Goal: Transcribe exactly the lines from the one containing "Emit a web page" through the one containing "var y = d3.scaleLog().domain([1e28, 1e40]).range([height", both included, and leave out any pictures.

Records for processing:

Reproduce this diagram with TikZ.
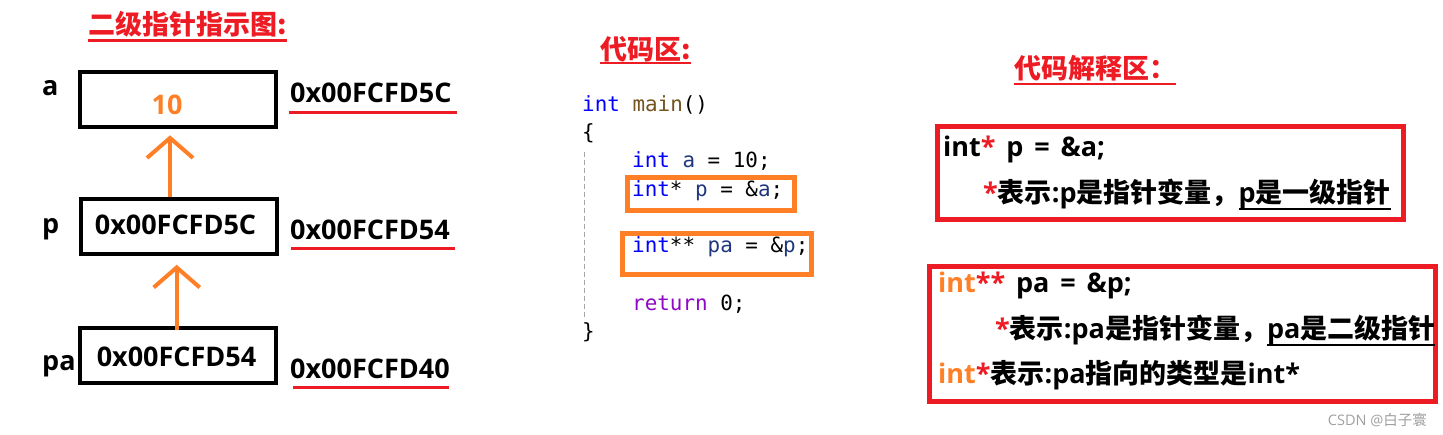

...

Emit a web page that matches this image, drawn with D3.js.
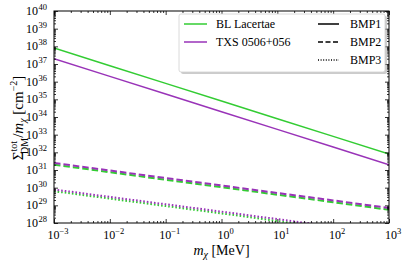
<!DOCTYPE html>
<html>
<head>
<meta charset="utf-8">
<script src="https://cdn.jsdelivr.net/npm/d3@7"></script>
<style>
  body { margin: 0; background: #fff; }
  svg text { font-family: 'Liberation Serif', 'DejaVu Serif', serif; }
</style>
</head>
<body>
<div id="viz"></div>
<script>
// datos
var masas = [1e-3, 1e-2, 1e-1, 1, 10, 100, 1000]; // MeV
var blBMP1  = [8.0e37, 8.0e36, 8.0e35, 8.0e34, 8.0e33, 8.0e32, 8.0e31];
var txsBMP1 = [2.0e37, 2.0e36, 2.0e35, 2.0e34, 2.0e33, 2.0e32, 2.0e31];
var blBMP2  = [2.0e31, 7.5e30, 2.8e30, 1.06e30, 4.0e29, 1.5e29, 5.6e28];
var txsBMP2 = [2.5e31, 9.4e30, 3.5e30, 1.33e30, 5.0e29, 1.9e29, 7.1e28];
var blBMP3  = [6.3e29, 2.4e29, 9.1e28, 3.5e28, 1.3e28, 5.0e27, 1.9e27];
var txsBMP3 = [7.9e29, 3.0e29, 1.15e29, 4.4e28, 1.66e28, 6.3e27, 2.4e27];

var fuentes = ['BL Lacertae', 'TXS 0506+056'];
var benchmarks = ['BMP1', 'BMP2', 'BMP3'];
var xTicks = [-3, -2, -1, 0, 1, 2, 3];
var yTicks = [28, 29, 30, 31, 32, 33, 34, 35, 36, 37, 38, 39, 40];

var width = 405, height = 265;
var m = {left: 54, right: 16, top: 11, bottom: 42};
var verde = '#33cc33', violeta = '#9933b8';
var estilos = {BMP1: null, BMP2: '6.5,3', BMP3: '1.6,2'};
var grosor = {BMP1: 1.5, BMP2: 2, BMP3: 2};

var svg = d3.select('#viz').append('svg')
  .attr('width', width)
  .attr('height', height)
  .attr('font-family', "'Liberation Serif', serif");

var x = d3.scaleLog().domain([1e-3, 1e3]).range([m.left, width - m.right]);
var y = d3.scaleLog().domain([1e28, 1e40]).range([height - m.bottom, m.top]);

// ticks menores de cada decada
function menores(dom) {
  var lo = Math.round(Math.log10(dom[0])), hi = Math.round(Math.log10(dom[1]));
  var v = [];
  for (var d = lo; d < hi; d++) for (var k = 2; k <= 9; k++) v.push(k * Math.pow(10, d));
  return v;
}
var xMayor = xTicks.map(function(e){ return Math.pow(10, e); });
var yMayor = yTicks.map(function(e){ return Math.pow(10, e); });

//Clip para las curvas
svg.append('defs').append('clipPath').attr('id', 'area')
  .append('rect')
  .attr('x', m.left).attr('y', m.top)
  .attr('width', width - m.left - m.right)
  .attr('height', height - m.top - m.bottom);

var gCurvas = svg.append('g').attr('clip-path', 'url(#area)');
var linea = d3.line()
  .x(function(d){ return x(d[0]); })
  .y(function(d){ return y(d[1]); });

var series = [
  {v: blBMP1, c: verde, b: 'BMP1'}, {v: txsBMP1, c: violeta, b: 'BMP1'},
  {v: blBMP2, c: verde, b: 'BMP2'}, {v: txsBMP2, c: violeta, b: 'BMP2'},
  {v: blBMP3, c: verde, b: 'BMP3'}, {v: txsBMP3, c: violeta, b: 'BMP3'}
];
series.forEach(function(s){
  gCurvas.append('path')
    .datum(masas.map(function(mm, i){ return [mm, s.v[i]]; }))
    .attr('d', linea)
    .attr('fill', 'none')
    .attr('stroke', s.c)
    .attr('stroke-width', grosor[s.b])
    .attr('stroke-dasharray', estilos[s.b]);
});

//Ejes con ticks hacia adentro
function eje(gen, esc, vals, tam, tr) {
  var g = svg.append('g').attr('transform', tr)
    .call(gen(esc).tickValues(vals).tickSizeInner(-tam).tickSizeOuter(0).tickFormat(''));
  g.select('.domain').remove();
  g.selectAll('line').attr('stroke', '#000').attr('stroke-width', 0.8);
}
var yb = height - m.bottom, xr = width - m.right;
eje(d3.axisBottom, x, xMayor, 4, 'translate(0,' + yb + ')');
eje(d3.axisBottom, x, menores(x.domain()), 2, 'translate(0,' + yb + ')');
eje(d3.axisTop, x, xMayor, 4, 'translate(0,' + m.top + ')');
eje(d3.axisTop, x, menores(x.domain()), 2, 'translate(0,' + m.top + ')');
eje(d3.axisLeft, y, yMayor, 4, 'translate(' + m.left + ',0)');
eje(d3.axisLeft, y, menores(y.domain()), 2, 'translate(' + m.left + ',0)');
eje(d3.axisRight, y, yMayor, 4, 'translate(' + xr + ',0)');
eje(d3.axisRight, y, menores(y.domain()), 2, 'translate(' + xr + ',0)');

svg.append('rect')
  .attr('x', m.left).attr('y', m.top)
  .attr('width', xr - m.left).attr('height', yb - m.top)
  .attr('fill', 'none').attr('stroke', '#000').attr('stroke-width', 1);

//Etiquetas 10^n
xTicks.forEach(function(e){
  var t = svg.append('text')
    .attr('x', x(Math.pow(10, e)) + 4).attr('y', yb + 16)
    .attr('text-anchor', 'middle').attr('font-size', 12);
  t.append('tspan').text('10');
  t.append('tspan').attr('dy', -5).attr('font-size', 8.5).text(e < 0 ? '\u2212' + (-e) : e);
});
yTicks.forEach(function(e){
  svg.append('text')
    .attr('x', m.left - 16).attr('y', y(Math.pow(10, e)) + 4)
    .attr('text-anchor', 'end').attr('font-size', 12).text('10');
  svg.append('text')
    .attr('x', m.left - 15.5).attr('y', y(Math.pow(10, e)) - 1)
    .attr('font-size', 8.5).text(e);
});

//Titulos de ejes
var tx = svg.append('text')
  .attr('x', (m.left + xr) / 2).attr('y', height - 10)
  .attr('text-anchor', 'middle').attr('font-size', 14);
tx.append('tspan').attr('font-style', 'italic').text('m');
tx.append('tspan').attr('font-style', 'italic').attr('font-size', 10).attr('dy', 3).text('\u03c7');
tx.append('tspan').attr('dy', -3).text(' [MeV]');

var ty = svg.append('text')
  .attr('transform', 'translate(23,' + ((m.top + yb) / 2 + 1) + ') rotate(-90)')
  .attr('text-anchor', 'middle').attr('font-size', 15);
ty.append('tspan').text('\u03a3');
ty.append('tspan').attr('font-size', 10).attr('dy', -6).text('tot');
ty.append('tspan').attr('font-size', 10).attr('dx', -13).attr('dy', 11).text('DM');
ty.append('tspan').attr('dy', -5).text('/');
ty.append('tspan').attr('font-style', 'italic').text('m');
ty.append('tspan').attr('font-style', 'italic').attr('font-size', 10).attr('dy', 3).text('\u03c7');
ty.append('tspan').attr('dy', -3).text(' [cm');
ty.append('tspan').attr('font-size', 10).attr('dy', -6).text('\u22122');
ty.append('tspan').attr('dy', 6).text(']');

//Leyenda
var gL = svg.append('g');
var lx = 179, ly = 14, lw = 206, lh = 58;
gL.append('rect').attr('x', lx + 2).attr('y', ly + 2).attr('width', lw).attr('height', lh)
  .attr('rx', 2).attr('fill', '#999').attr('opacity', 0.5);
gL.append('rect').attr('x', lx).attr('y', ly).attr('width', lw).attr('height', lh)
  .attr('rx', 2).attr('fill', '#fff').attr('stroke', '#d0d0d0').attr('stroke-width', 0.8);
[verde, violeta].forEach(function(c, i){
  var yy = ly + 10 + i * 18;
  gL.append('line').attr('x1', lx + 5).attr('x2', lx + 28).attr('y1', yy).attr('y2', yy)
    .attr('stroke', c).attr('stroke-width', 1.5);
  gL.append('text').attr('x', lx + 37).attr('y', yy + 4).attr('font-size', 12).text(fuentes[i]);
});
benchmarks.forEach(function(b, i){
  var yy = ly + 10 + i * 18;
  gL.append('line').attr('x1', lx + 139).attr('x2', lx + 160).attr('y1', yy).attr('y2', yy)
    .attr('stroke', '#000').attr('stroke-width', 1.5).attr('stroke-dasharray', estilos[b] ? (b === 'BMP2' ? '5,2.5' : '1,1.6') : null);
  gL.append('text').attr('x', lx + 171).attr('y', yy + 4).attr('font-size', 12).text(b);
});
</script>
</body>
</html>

Exercise output:
Emit a web page that matches this image, drawn with D3.js.
<!DOCTYPE html>
<html>
<head>
<meta charset="utf-8">
<script src="https://cdn.jsdelivr.net/npm/d3@7"></script>
<style>
  body { margin: 0; background: #fff; }
  svg text { font-family: 'Liberation Serif', 'DejaVu Serif', serif; }
</style>
</head>
<body>
<div id="viz"></div>
<script>
// datos
var masas = [1e-3, 1e-2, 1e-1, 1, 10, 100, 1000]; // MeV
var blBMP1  = [8.0e37, 8.0e36, 8.0e35, 8.0e34, 8.0e33, 8.0e32, 8.0e31];
var txsBMP1 = [2.0e37, 2.0e36, 2.0e35, 2.0e34, 2.0e33, 2.0e32, 2.0e31];
var blBMP2  = [2.0e31, 7.5e30, 2.8e30, 1.06e30, 4.0e29, 1.5e29, 5.6e28];
var txsBMP2 = [2.5e31, 9.4e30, 3.5e30, 1.33e30, 5.0e29, 1.9e29, 7.1e28];
var blBMP3  = [6.3e29, 2.4e29, 9.1e28, 3.5e28, 1.3e28, 5.0e27, 1.9e27];
var txsBMP3 = [7.9e29, 3.0e29, 1.15e29, 4.4e28, 1.66e28, 6.3e27, 2.4e27];

var fuentes = ['BL Lacertae', 'TXS 0506+056'];
var benchmarks = ['BMP1', 'BMP2', 'BMP3'];
var xTicks = [-3, -2, -1, 0, 1, 2, 3];
var yTicks = [28, 29, 30, 31, 32, 33, 34, 35, 36, 37, 38, 39, 40];

var width = 405, height = 265;
var m = {left: 54, right: 16, top: 11, bottom: 42};
var verde = '#33cc33', violeta = '#9933b8';
var estilos = {BMP1: null, BMP2: '6.5,3', BMP3: '1.6,2'};
var grosor = {BMP1: 1.5, BMP2: 2, BMP3: 2};

var svg = d3.select('#viz').append('svg')
  .attr('width', width)
  .attr('height', height)
  .attr('font-family', "'Liberation Serif', serif");

var x = d3.scaleLog().domain([1e-3, 1e3]).range([m.left, width - m.right]);
var y = d3.scaleLog().domain([1e28, 1e40]).range([height - m.bottom, m.top]);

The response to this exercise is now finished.